_The problem_.
Copy out the listing that follows exactly, dropping every picture.

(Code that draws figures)
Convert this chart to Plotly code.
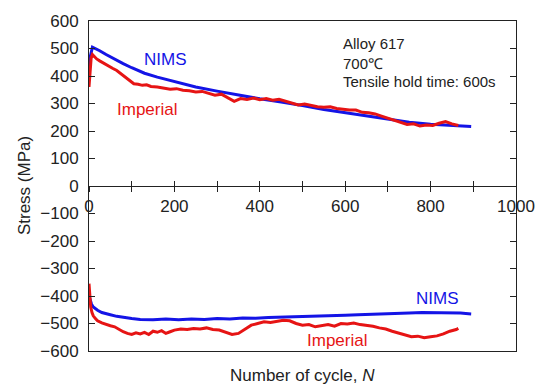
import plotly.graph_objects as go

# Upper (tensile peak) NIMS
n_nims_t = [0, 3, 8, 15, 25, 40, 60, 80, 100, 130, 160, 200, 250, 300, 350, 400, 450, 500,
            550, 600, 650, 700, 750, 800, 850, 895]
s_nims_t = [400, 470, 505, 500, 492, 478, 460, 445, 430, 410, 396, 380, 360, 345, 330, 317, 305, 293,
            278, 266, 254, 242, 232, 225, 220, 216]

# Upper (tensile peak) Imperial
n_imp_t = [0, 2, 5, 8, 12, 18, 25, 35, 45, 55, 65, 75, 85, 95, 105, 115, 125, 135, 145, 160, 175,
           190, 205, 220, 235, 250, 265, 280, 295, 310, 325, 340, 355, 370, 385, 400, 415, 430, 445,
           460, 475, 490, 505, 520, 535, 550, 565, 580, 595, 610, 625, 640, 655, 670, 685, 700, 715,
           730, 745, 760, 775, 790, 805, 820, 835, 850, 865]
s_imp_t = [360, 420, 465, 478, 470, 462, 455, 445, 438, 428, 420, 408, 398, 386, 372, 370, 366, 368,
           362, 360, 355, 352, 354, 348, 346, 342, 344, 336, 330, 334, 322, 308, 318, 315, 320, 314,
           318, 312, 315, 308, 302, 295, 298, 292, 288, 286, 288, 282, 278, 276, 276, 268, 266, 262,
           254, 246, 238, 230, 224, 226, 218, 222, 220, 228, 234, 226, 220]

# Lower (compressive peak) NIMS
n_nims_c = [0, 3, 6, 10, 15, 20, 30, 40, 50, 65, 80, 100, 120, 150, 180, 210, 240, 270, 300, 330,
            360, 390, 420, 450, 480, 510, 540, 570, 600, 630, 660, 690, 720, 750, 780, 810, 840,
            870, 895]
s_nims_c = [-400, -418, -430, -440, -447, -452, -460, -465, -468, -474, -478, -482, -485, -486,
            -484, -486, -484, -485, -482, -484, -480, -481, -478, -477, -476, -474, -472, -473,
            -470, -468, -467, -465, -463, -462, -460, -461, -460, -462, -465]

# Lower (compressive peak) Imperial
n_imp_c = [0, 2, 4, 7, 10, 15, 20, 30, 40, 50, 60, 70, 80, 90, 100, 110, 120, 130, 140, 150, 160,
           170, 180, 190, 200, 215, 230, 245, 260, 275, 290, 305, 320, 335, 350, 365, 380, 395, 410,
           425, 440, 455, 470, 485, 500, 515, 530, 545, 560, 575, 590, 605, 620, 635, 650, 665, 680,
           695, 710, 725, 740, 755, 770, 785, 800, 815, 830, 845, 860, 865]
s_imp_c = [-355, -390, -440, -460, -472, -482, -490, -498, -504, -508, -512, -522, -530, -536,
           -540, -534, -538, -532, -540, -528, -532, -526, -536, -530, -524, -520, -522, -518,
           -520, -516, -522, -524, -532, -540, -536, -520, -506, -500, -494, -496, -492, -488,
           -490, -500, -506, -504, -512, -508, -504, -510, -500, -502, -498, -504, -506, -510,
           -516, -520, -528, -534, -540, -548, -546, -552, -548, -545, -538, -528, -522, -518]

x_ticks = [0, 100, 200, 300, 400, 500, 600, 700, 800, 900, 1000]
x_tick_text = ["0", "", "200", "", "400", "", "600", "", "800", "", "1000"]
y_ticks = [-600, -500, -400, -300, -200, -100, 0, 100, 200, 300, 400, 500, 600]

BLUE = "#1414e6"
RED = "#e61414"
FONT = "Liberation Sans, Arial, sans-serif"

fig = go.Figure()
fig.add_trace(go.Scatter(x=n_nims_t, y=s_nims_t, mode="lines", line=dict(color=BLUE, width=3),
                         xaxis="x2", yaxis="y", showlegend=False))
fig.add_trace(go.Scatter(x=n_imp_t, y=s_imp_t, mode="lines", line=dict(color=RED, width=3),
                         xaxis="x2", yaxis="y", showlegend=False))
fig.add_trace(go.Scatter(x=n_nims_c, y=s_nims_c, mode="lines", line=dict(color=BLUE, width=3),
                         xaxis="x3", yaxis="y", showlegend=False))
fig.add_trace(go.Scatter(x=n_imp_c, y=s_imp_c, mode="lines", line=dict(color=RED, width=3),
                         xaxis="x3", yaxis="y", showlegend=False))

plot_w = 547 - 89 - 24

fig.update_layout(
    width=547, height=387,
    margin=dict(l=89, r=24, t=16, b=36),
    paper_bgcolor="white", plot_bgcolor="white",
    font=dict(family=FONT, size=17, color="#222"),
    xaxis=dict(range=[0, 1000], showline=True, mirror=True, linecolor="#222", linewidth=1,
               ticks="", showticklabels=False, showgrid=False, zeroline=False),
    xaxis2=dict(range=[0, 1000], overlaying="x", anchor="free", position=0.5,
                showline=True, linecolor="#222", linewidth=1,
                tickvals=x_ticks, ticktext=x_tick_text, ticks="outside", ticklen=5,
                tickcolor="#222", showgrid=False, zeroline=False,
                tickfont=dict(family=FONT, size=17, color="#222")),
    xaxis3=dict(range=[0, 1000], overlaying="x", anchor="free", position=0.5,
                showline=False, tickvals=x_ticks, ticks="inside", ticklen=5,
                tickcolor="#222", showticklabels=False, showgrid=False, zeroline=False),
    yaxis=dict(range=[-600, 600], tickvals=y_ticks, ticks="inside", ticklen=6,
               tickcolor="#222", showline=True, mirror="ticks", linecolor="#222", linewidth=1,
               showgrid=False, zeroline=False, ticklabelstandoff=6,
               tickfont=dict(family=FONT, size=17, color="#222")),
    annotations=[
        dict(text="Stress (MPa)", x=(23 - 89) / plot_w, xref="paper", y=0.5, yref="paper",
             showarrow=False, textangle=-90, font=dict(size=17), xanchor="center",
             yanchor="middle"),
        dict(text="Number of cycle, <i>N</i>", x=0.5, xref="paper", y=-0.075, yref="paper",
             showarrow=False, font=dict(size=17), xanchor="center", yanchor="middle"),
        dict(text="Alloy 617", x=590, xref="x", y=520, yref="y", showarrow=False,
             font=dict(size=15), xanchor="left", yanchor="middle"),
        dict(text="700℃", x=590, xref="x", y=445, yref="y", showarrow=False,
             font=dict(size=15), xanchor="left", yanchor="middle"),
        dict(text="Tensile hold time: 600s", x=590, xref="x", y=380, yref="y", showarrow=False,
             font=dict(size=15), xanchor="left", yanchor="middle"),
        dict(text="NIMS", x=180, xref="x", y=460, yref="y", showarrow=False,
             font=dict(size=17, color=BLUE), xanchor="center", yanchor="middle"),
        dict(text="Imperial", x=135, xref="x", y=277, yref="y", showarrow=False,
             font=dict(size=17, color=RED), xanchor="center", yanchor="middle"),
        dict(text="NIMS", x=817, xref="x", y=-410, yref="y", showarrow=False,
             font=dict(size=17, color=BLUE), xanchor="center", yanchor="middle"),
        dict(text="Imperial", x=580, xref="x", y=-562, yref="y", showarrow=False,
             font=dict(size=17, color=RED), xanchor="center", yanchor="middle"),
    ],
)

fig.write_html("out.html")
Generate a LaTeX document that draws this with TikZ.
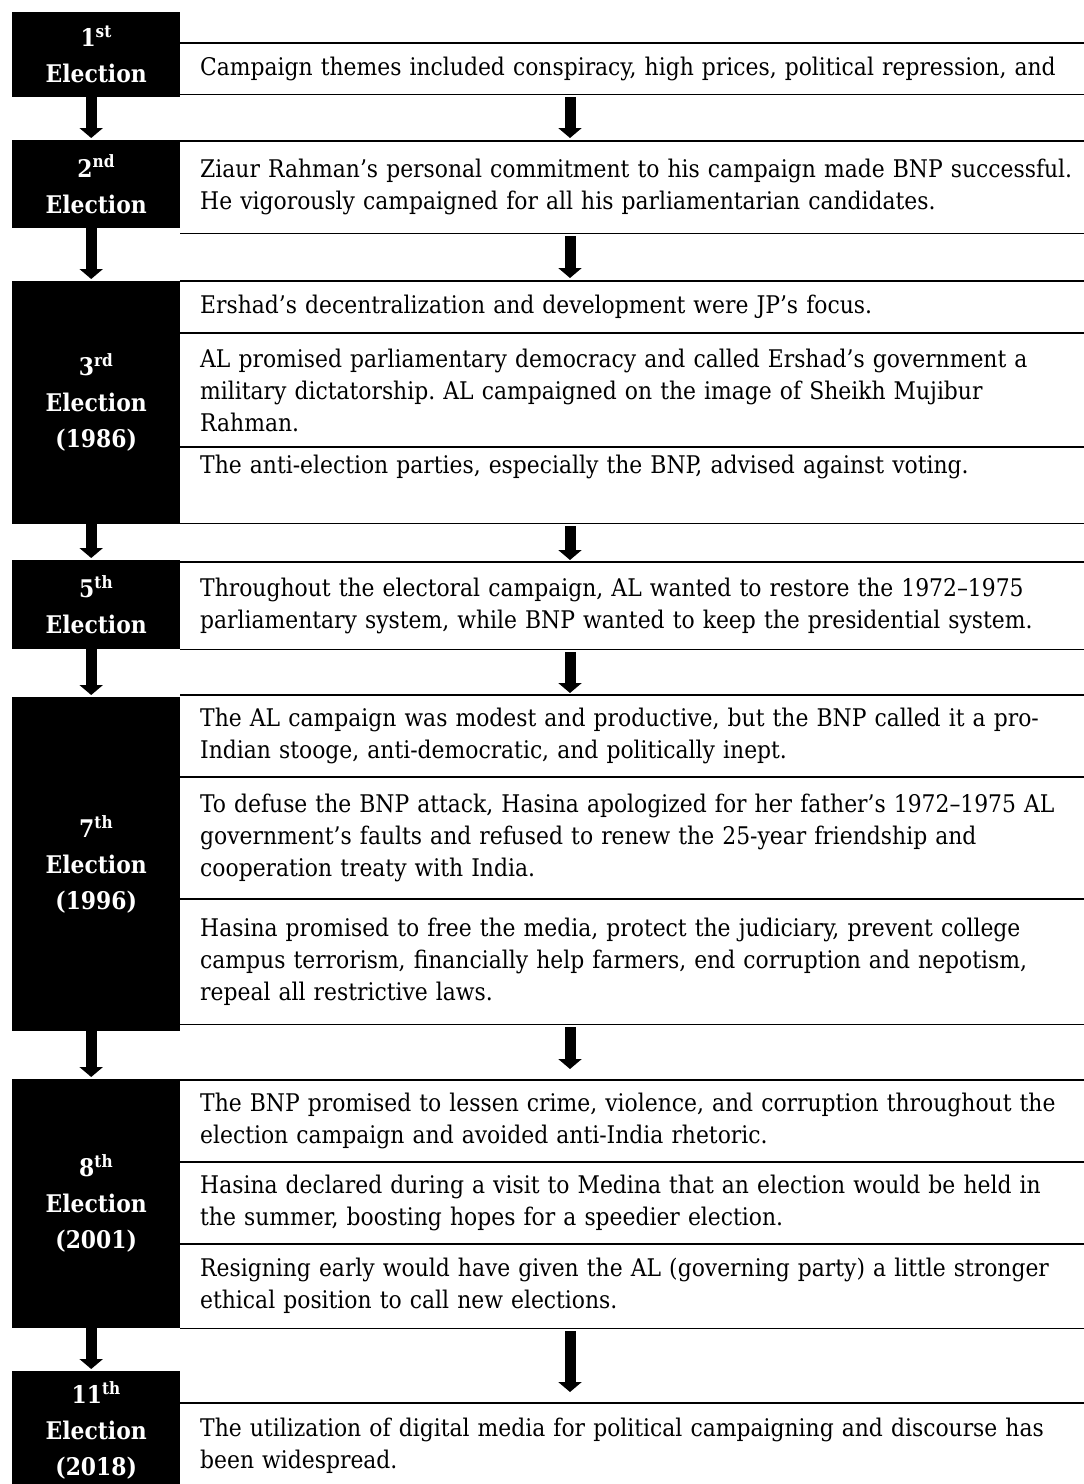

_Exercise output_.
Convert this chart to Plotly code.
import plotly.graph_objects as go

# Upper (tensile peak) NIMS
n_nims_t = [0, 3, 8, 15, 25, 40, 60, 80, 100, 130, 160, 200, 250, 300, 350, 400, 450, 500,
            550, 600, 650, 700, 750, 800, 850, 895]
s_nims_t = [400, 470, 505, 500, 492, 478, 460, 445, 430, 410, 396, 380, 360, 345, 330, 317, 305, 293,
            278, 266, 254, 242, 232, 225, 220, 216]

# Upper (tensile peak) Imperial
n_imp_t = [0, 2, 5, 8, 12, 18, 25, 35, 45, 55, 65, 75, 85, 95, 105, 115, 125, 135, 145, 160, 175,
           190, 205, 220, 235, 250, 265, 280, 295, 310, 325, 340, 355, 370, 385, 400, 415, 430, 445,
           460, 475, 490, 505, 520, 535, 550, 565, 580, 595, 610, 625, 640, 655, 670, 685, 700, 715,
           730, 745, 760, 775, 790, 805, 820, 835, 850, 865]
s_imp_t = [360, 420, 465, 478, 470, 462, 455, 445, 438, 428, 420, 408, 398, 386, 372, 370, 366, 368,
           362, 360, 355, 352, 354, 348, 346, 342, 344, 336, 330, 334, 322, 308, 318, 315, 320, 314,
           318, 312, 315, 308, 302, 295, 298, 292, 288, 286, 288, 282, 278, 276, 276, 268, 266, 262,
           254, 246, 238, 230, 224, 226, 218, 222, 220, 228, 234, 226, 220]

# Lower (compressive peak) NIMS
n_nims_c = [0, 3, 6, 10, 15, 20, 30, 40, 50, 65, 80, 100, 120, 150, 180, 210, 240, 270, 300, 330,
            360, 390, 420, 450, 480, 510, 540, 570, 600, 630, 660, 690, 720, 750, 780, 810, 840,
            870, 895]
s_nims_c = [-400, -418, -430, -440, -447, -452, -460, -465, -468, -474, -478, -482, -485, -486,
            -484, -486, -484, -485, -482, -484, -480, -481, -478, -477, -476, -474, -472, -473,
            -470, -468, -467, -465, -463, -462, -460, -461, -460, -462, -465]

# Lower (compressive peak) Imperial
n_imp_c = [0, 2, 4, 7, 10, 15, 20, 30, 40, 50, 60, 70, 80, 90, 100, 110, 120, 130, 140, 150, 160,
           170, 180, 190, 200, 215, 230, 245, 260, 275, 290, 305, 320, 335, 350, 365, 380, 395, 410,
           425, 440, 455, 470, 485, 500, 515, 530, 545, 560, 575, 590, 605, 620, 635, 650, 665, 680,
           695, 710, 725, 740, 755, 770, 785, 800, 815, 830, 845, 860, 865]
s_imp_c = [-355, -390, -440, -460, -472, -482, -490, -498, -504, -508, -512, -522, -530, -536,
           -540, -534, -538, -532, -540, -528, -532, -526, -536, -530, -524, -520, -522, -518,
           -520, -516, -522, -524, -532, -540, -536, -520, -506, -500, -494, -496, -492, -488,
           -490, -500, -506, -504, -512, -508, -504, -510, -500, -502, -498, -504, -506, -510,
           -516, -520, -528, -534, -540, -548, -546, -552, -548, -545, -538, -528, -522, -518]

x_ticks = [0, 100, 200, 300, 400, 500, 600, 700, 800, 900, 1000]
x_tick_text = ["0", "", "200", "", "400", "", "600", "", "800", "", "1000"]
y_ticks = [-600, -500, -400, -300, -200, -100, 0, 100, 200, 300, 400, 500, 600]

BLUE = "#1414e6"
RED = "#e61414"
FONT = "Liberation Sans, Arial, sans-serif"

fig = go.Figure()
fig.add_trace(go.Scatter(x=n_nims_t, y=s_nims_t, mode="lines", line=dict(color=BLUE, width=3),
                         xaxis="x2", yaxis="y", showlegend=False))
fig.add_trace(go.Scatter(x=n_imp_t, y=s_imp_t, mode="lines", line=dict(color=RED, width=3),
                         xaxis="x2", yaxis="y", showlegend=False))
fig.add_trace(go.Scatter(x=n_nims_c, y=s_nims_c, mode="lines", line=dict(color=BLUE, width=3),
                         xaxis="x3", yaxis="y", showlegend=False))
fig.add_trace(go.Scatter(x=n_imp_c, y=s_imp_c, mode="lines", line=dict(color=RED, width=3),
                         xaxis="x3", yaxis="y", showlegend=False))

plot_w = 547 - 89 - 24

fig.update_layout(
    width=547, height=387,
    margin=dict(l=89, r=24, t=16, b=36),
    paper_bgcolor="white", plot_bgcolor="white",
    font=dict(family=FONT, size=17, color="#222"),
    xaxis=dict(range=[0, 1000], showline=True, mirror=True, linecolor="#222", linewidth=1,
               ticks="", showticklabels=False, showgrid=False, zeroline=False),
    xaxis2=dict(range=[0, 1000], overlaying="x", anchor="free", position=0.5,
                showline=True, linecolor="#222", linewidth=1,
                tickvals=x_ticks, ticktext=x_tick_text, ticks="outside", ticklen=5,
                tickcolor="#222", showgrid=False, zeroline=False,
                tickfont=dict(family=FONT, size=17, color="#222")),
    xaxis3=dict(range=[0, 1000], overlaying="x", anchor="free", position=0.5,
                showline=False, tickvals=x_ticks, ticks="inside", ticklen=5,
                tickcolor="#222", showticklabels=False, showgrid=False, zeroline=False),
    yaxis=dict(range=[-600, 600], tickvals=y_ticks, ticks="inside", ticklen=6,
               tickcolor="#222", showline=True, mirror="ticks", linecolor="#222", linewidth=1,
               showgrid=False, zeroline=False, ticklabelstandoff=6,
               tickfont=dict(family=FONT, size=17, color="#222")),
    annotations=[
        dict(text="Stress (MPa)", x=(23 - 89) / plot_w, xref="paper", y=0.5, yref="paper",
             showarrow=False, textangle=-90, font=dict(size=17), xanchor="center",
             yanchor="middle"),
        dict(text="Number of cycle, <i>N</i>", x=0.5, xref="paper", y=-0.075, yref="paper",
             showarrow=False, font=dict(size=17), xanchor="center", yanchor="middle"),
        dict(text="Alloy 617", x=590, xref="x", y=520, yref="y", showarrow=False,
             font=dict(size=15), xanchor="left", yanchor="middle"),
        dict(text="700℃", x=590, xref="x", y=445, yref="y", showarrow=False,
             font=dict(size=15), xanchor="left", yanchor="middle"),
        dict(text="Tensile hold time: 600s", x=590, xref="x", y=380, yref="y", showarrow=False,
             font=dict(size=15), xanchor="left", yanchor="middle"),
        dict(text="NIMS", x=180, xref="x", y=460, yref="y", showarrow=False,
             font=dict(size=17, color=BLUE), xanchor="center", yanchor="middle"),
        dict(text="Imperial", x=135, xref="x", y=277, yref="y", showarrow=False,
             font=dict(size=17, color=RED), xanchor="center", yanchor="middle"),
        dict(text="NIMS", x=817, xref="x", y=-410, yref="y", showarrow=False,
             font=dict(size=17, color=BLUE), xanchor="center", yanchor="middle"),
        dict(text="Imperial", x=580, xref="x", y=-562, yref="y", showarrow=False,
             font=dict(size=17, color=RED), xanchor="center", yanchor="middle"),
    ],
)

fig.write_html("out.html")
Generate a LaTeX document that draws this with TikZ.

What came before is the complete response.